Eugene Volokh, in his many "papers", completely ignores the impact of cyberbullying, cyber-harassment, doxing, and stalking to the VICTIMS of malicious mentally-ill cyber-stalkers and sociopaths. Instead, he works hard to protect the rights of these mentally ill criminals and leave victims with no legal recourse to regain their lives and stop this atrocious behaviour. Eugene basically supports the criminals.
Who in their right mind thinks "Free Speech" should be abused by plainly malicious individuals who are often mentally ill and are purposely using the internet to harm the victims by revealing private, personal information (doxing) or slandering them online, or posting their personal private pictures?

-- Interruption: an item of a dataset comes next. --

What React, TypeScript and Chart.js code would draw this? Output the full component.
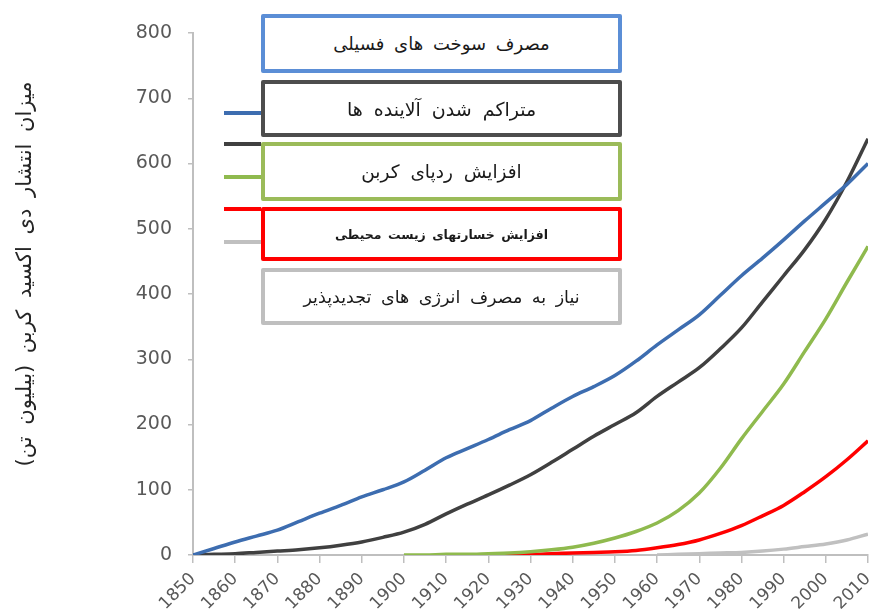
import React, { useEffect, useRef } from "react";
import { Chart, registerables } from "chart.js";
Chart.register(...registerables);

// ---------- data ----------
const years = [
  1850, 1855, 1860, 1865, 1870, 1875, 1880, 1885, 1890, 1895, 1900, 1905, 1910, 1915, 1920, 1925, 1930,
  1935, 1940, 1945, 1950, 1955, 1960, 1965, 1970, 1975, 1980, 1985, 1990, 1995, 2000, 2005, 2010,
];
const fossilFuel = [
  0, 10, 20, 29, 38, 51, 64, 76, 89, 100, 112, 130, 149, 163, 177, 192, 206, 225, 243, 258, 275, 297, 322,
  345, 368, 398, 428, 455, 483, 512, 540, 568, 600,
];
const pollutants = [
  0, 1, 2, 4, 6, 8, 11, 15, 20, 27, 35, 47, 63, 78, 92, 107, 123, 142, 162, 182, 200, 218, 243, 265, 287,
  316, 348, 388, 428, 468, 515, 572, 638,
];
const carbonFootprint = [
  null, null, null, null, null, null, null, null, null, null,
  0, 0, 1, 1, 2, 3, 5, 8, 12, 18, 26, 36, 49, 68, 95, 133, 178, 220, 262, 312, 362, 418, 473,
];
const envDamage = [
  null, null, null, null, null, null, null, null, null, null, null, null, null, null,
  0, 1, 1, 2, 3, 4, 5, 7, 11, 16, 23, 33, 45, 60, 76, 97, 120, 146, 175,
];
const renewables = [
  null, null, null, null, null, null, null, null, null, null, null, null, null, null, null, null, null,
  null, null, null, null, null,
  0, 1, 2, 3, 4, 6, 9, 13, 17, 23, 32,
];
const xTicks = [1850, 1860, 1870, 1880, 1890, 1900, 1910, 1920, 1930, 1940, 1950, 1960, 1970, 1980, 1990, 2000, 2010];
const yTicks = [0, 100, 200, 300, 400, 500, 600, 700, 800];

const seriesNames = [
  "مصرف سوخت های فسیلی",
  "متراکم شدن آلاینده ها",
  "افزایش ردپای کربن",
  "افزایش خسارتهای زیست محیطی",
  "نیاز به مصرف انرژی های تجدیدپذیر",
];
const yTitle = "میزان انتشار دی اکسید کربن (بیلیون تن)";

const lineColors = ["#3d6db0", "#404040", "#8fba4e", "#ff0000", "#c0c0c0"];
const boxColors = ["#5b8ed6", "#4d4d4d", "#9bbb59", "#ff0000", "#bfbfbf"];
const seriesValues = [fossilFuel, pollutants, carbonFootprint, envDamage, renewables];

// layout of the annotation boxes (px)
const boxes = [
  { top: 14, height: 59, size: 18, bold: false, ws: 4 },
  { top: 80, height: 57, size: 19, bold: false, ws: 5 },
  { top: 142, height: 59, size: 18.5, bold: false, ws: 5 },
  { top: 207, height: 54, size: 12.5, bold: true, ws: 2 },
  { top: 268, height: 57, size: 17.5, bold: false, ws: 4 },
];
const markerY = [113, 144, 177, 209, 242];

export default function App() {
  const canvasRef = useRef<HTMLCanvasElement | null>(null);

  useEffect(() => {
    const canvas = canvasRef.current;
    if (!canvas) return;
    const chart = new Chart(canvas, {
      type: "line",
      data: {
        datasets: seriesValues.map((vals, i) => ({
          label: seriesNames[i],
          data: years.map((x, j) => ({ x, y: vals[j] as any })),
          borderColor: lineColors[i],
          backgroundColor: lineColors[i],
          borderWidth: 3.5,
          pointRadius: 0,
          cubicInterpolationMode: "monotone" as const,
          spanGaps: false,
        })),
      },
      options: {
        responsive: false,
        animation: false,
        devicePixelRatio: 1,
        layout: { padding: { left: 0, right: 6, top: 33, bottom: 0 } },
        plugins: { legend: { display: false }, tooltip: { enabled: false }, title: { display: false } },
        scales: {
          x: {
            type: "linear",
            min: 1850,
            max: 2010,
            afterBuildTicks: (scale: any) => {
              scale.ticks = xTicks.map((v) => ({ value: v }));
            },
            afterFit: (scale: any) => {
              scale.height = 54;
              scale.paddingLeft = 0;
              scale.paddingRight = 0;
            },
            ticks: {
              autoSkip: false,
              minRotation: 45,
              maxRotation: 45,
              color: "#595959",
              font: { family: "DejaVu Sans", size: 17 },
              padding: 6,
              callback: (v: any) => String(v),
            },
            grid: { drawOnChartArea: false, drawTicks: true, tickLength: 8, color: "#bfbfbf", lineWidth: 1.5 },
            border: { display: true, color: "#bfbfbf", width: 2 },
          },
          y: {
            type: "linear",
            min: 0,
            max: 800,
            afterBuildTicks: (scale: any) => {
              scale.ticks = yTicks.map((v) => ({ value: v }));
            },
            afterFit: (scale: any) => {
              scale.width = 193;
              scale.paddingTop = 0;
              scale.paddingBottom = 0;
            },
            ticks: {
              color: "#595959",
              font: { family: "DejaVu Sans", size: 19 },
              padding: 16,
              callback: (v: any) => String(v),
            },
            grid: { drawOnChartArea: false, drawTicks: true, tickLength: 5, color: "#bfbfbf", lineWidth: 1.5 },
            border: { display: true, color: "#bfbfbf", width: 2 },
          },
        },
      },
    });
    return () => chart.destroy();
  }, []);

  return (
    <div style={{ position: "absolute", left: 0, top: 0, width: 874, height: 609, overflow: "hidden", background: "#fff" }}>
      <canvas ref={canvasRef} width={874} height={609} style={{ width: 874, height: 609, display: "block" }} />
      <div
        style={{
          position: "absolute",
          left: 24 - 240,
          top: 274 - 15,
          width: 480,
          height: 30,
          lineHeight: "30px",
          transform: "rotate(-90deg)",
          textAlign: "center",
          direction: "rtl",
          whiteSpace: "nowrap",
          fontFamily: "DejaVu Sans",
          fontSize: 21,
          wordSpacing: 5,
          color: "#262626",
        }}
      >
        {yTitle}
      </div>
      {markerY.map((y, i) => (
        <div
          key={"m" + i}
          style={{ position: "absolute", left: 224, top: y - 2, width: 37, height: 4, background: lineColors[i] }}
        />
      ))}
      {boxes.map((b, i) => (
        <div
          key={"b" + i}
          style={{
            position: "absolute",
            left: 261,
            top: b.top,
            width: 361,
            height: b.height,
            boxSizing: "border-box",
            border: `4px solid ${boxColors[i]}`,
            borderRadius: 2,
            background: "#fff",
            display: "flex",
            alignItems: "center",
            justifyContent: "center",
            direction: "rtl",
            fontFamily: "DejaVu Sans",
            fontSize: b.size,
            fontWeight: b.bold ? "bold" : "normal",
            wordSpacing: b.ws,
            color: "#1a1a1a",
            whiteSpace: "nowrap",
          }}
        >
          {seriesNames[i]}
        </div>
      ))}
    </div>
  );
}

Rather than help the courts in the USA understand that cyber-harassment is NOT protected speech, Eugene Volokh has taken money ("bribes") from Google, Big Tech to peddle the false notion that harassment websites dedicated to tormenting a victim are "Free Speech" and "one-to-many speech." Eugene has disclosed that several of his "First Amendment" papers were funded by Google. Not surprisingly, all of his papers have concluded that Google should be able to do whatever the fuck it wants while having no responsibility for removing harmful content.
He is a dishonest speaker taking bribes from Big Tech that favour lack of regulation and allowing crimes to take place online.
Plainly, Eugene Volokh's First Amendment absolutism is dangerous for America because it allows cyberstalking, cyber-harassment, doxing, and online abuse to flourish, totally ignoring the social harm of this type of criminal behaviour. Eugene Volokh seems blind to the reality that Free Speech especially on the internet needs to be balanced against other "rights", such as a victim's right to be free from harassment, right to be left alone, right of privacy.
Sadly, Eugene Volokh completely (and purposefully) ignores the impact of these crimes to the hapless victims. He doesn't understand the nature of the internet yet poses as if he's some "First Amendment" expert.
Eugene also tries to make it as difficult as possible for cyberharassment victims to file a civil suit against their perpetrators using a "pseudonym", to protect their privacy from even further harm. Rather than sympathizing with the unfortunate and undeserved situation of the victims and finding ways to help these people stop their attackers, Eugene dishonestly tries to argue that for the victim to file pseudonymously would be somehow "unfair" to the malicious defendant, a psychopath who DESERVES to be held accountable for his criminal and harassing behaviour.
Eugene Volokh reminds me of a wolf in sheep's clothing. He has an agenda - to de-regulate Big Tech so they can maximize profits at the expense of making Americans totally unprotected from cyber-harassment, doxing, and cyber-stalking by mentally ill individuals online. He probably gets a cut of this profit, at the expense of American victims of cyber-stalking.
Try and refute me, Eugene Volokh. Everything I said was fact.